**Information shown:**
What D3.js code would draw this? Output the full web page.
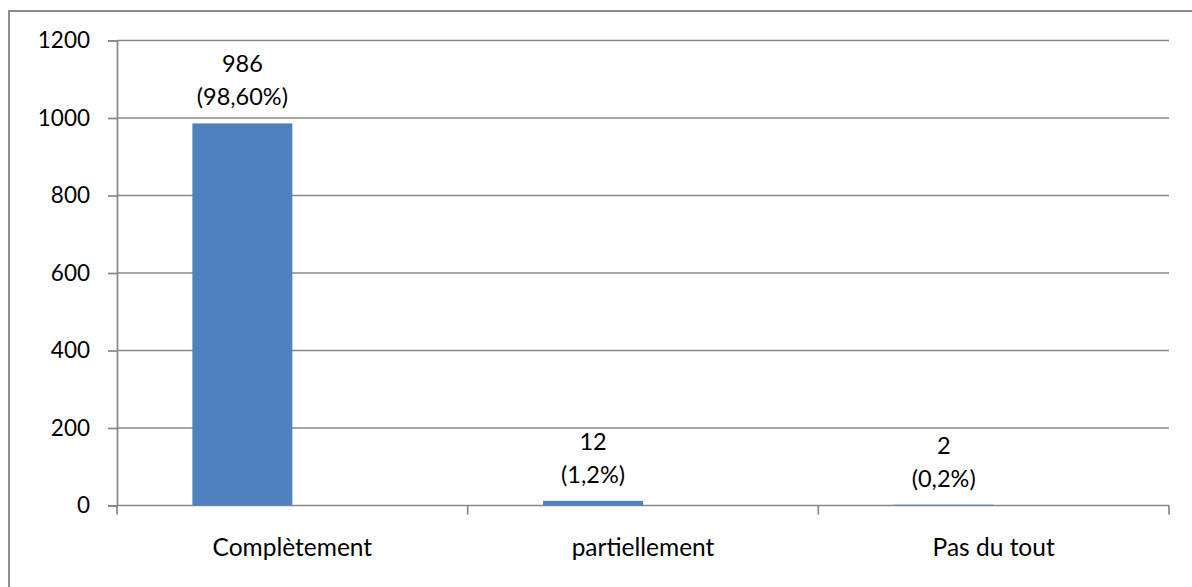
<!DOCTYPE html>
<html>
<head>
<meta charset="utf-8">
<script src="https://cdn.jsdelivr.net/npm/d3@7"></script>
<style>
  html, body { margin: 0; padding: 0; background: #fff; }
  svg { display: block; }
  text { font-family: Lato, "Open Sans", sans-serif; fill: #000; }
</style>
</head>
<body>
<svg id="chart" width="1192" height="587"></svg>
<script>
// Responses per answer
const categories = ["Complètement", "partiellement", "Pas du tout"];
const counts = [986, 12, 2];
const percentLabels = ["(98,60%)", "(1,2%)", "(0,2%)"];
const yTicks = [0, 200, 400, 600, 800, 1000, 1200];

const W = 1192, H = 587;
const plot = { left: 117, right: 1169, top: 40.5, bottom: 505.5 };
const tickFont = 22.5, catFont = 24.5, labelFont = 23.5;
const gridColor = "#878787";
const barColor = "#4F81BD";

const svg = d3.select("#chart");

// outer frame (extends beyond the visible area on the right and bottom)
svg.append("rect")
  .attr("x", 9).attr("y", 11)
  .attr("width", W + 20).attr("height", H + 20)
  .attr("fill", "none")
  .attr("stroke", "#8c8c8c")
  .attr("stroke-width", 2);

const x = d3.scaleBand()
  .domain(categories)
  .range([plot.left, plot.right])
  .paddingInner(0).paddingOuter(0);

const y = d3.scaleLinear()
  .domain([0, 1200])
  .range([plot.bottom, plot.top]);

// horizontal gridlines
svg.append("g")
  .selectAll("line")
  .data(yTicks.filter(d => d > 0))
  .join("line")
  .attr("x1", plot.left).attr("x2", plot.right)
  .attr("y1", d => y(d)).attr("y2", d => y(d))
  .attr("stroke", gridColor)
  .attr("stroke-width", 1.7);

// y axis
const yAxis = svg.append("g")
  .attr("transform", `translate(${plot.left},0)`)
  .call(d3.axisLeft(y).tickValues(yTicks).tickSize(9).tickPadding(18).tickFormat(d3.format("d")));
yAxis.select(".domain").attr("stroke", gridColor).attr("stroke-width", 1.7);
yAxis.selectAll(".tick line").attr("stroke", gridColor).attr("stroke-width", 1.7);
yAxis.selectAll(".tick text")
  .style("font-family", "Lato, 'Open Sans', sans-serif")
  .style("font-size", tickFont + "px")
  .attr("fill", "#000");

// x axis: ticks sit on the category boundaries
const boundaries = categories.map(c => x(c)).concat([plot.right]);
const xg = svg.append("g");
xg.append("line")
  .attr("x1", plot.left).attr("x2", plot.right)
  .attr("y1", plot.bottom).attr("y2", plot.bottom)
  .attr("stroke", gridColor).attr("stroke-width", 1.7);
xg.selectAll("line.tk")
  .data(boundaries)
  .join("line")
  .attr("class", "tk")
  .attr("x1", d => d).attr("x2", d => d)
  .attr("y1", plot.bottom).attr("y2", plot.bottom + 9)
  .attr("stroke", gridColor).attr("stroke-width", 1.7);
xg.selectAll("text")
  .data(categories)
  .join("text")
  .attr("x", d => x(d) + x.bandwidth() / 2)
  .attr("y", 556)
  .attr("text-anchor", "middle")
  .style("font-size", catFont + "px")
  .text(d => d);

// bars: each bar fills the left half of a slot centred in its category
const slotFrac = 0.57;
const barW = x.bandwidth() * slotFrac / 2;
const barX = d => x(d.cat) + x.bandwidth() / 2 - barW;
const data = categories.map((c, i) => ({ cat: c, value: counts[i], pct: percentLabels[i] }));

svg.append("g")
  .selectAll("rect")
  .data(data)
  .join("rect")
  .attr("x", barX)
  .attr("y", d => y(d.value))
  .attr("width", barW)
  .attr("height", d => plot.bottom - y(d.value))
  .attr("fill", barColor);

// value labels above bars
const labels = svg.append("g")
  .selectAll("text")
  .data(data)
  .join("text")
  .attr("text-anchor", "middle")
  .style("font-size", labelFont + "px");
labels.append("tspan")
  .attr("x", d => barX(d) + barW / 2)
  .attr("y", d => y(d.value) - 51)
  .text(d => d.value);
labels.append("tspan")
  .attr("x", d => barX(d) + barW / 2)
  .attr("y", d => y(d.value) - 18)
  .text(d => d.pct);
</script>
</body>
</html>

**Set exercise:** Pictures excluded, quote all the data above exactly.

**Result of the exercise:**
What D3.js code would draw this? Output the full web page.
<!DOCTYPE html>
<html>
<head>
<meta charset="utf-8">
<script src="https://cdn.jsdelivr.net/npm/d3@7"></script>
<style>
  html, body { margin: 0; padding: 0; background: #fff; }
  svg { display: block; }
  text { font-family: Lato, "Open Sans", sans-serif; fill: #000; }
</style>
</head>
<body>
<svg id="chart" width="1192" height="587"></svg>
<script>
// Responses per answer
const categories = ["Complètement", "partiellement", "Pas du tout"];
const counts = [986, 12, 2];
const percentLabels = ["(98,60%)", "(1,2%)", "(0,2%)"];
const yTicks = [0, 200, 400, 600, 800, 1000, 1200];

const W = 1192, H = 587;
const plot = { left: 117, right: 1169, top: 40.5, bottom: 505.5 };
const tickFont = 22.5, catFont = 24.5, labelFont = 23.5;
const gridColor = "#878787";
const barColor = "#4F81BD";

const svg = d3.select("#chart");

// outer frame (extends beyond the visible area on the right and bottom)
svg.append("rect")
  .attr("x", 9).attr("y", 11)
  .attr("width", W + 20).attr("height", H + 20)
  .attr("fill", "none")
  .attr("stroke", "#8c8c8c")
  .attr("stroke-width", 2);

const x = d3.scaleBand()
  .domain(categories)
  .range([plot.left, plot.right])
  .paddingInner(0).paddingOuter(0);

const y = d3.scaleLinear()
  .domain([0, 1200])
  .range([plot.bottom, plot.top]);

// horizontal gridlines
svg.append("g")
  .selectAll("line")
  .data(yTicks.filter(d => d > 0))
  .join("line")
  .attr("x1", plot.left).attr("x2", plot.right)
  .attr("y1", d => y(d)).attr("y2", d => y(d))
  .attr("stroke", gridColor)
  .attr("stroke-width", 1.7);

// y axis
const yAxis = svg.append("g")
  .attr("transform", `translate(${plot.left},0)`)
  .call(d3.axisLeft(y).tickValues(yTicks).tickSize(9).tickPadding(18).tickFormat(d3.format("d")));
yAxis.select(".domain").attr("stroke", gridColor).attr("stroke-width", 1.7);
yAxis.selectAll(".tick line").attr("stroke", gridColor).attr("stroke-width", 1.7);
yAxis.selectAll(".tick text")
  .style("font-family", "Lato, 'Open Sans', sans-serif")
  .style("font-size", tickFont + "px")
  .attr("fill", "#000");

// x axis: ticks sit on the category boundaries
const boundaries = categories.map(c => x(c)).concat([plot.right]);
const xg = svg.append("g");
xg.append("line")
  .attr("x1", plot.left).attr("x2", plot.right)
  .attr("y1", plot.bottom).attr("y2", plot.bottom)
  .attr("stroke", gridColor).attr("stroke-width", 1.7);
xg.selectAll("line.tk")
  .data(boundaries)
  .join("line")
  .attr("class", "tk")
  .attr("x1", d => d).attr("x2", d => d)
  .attr("y1", plot.bottom).attr("y2", plot.bottom + 9)
  .attr("stroke", gridColor).attr("stroke-width", 1.7);
xg.selectAll("text")
  .data(categories)
  .join("text")
  .attr("x", d => x(d) + x.bandwidth() / 2)
  .attr("y", 556)
  .attr("text-anchor", "middle")
  .style("font-size", catFont + "px")
  .text(d => d);

// bars: each bar fills the left half of a slot centred in its category
const slotFrac = 0.57;
const barW = x.bandwidth() * slotFrac / 2;
const barX = d => x(d.cat) + x.bandwidth() / 2 - barW;
const data = categories.map((c, i) => ({ cat: c, value: counts[i], pct: percentLabels[i] }));

svg.append("g")
  .selectAll("rect")
  .data(data)
  .join("rect")
  .attr("x", barX)
  .attr("y", d => y(d.value))
  .attr("width", barW)
  .attr("height", d => plot.bottom - y(d.value))
  .attr("fill", barColor);

// value labels above bars
const labels = svg.append("g")
  .selectAll("text")
  .data(data)
  .join("text")
  .attr("text-anchor", "middle")
  .style("font-size", labelFont + "px");
labels.append("tspan")
  .attr("x", d => barX(d) + barW / 2)
  .attr("y", d => y(d.value) - 51)
  .text(d => d.value);
labels.append("tspan")
  .attr("x", d => barX(d) + barW / 2)
  .attr("y", d => y(d.value) - 18)
  .text(d => d.pct);
</script>
</body>
</html>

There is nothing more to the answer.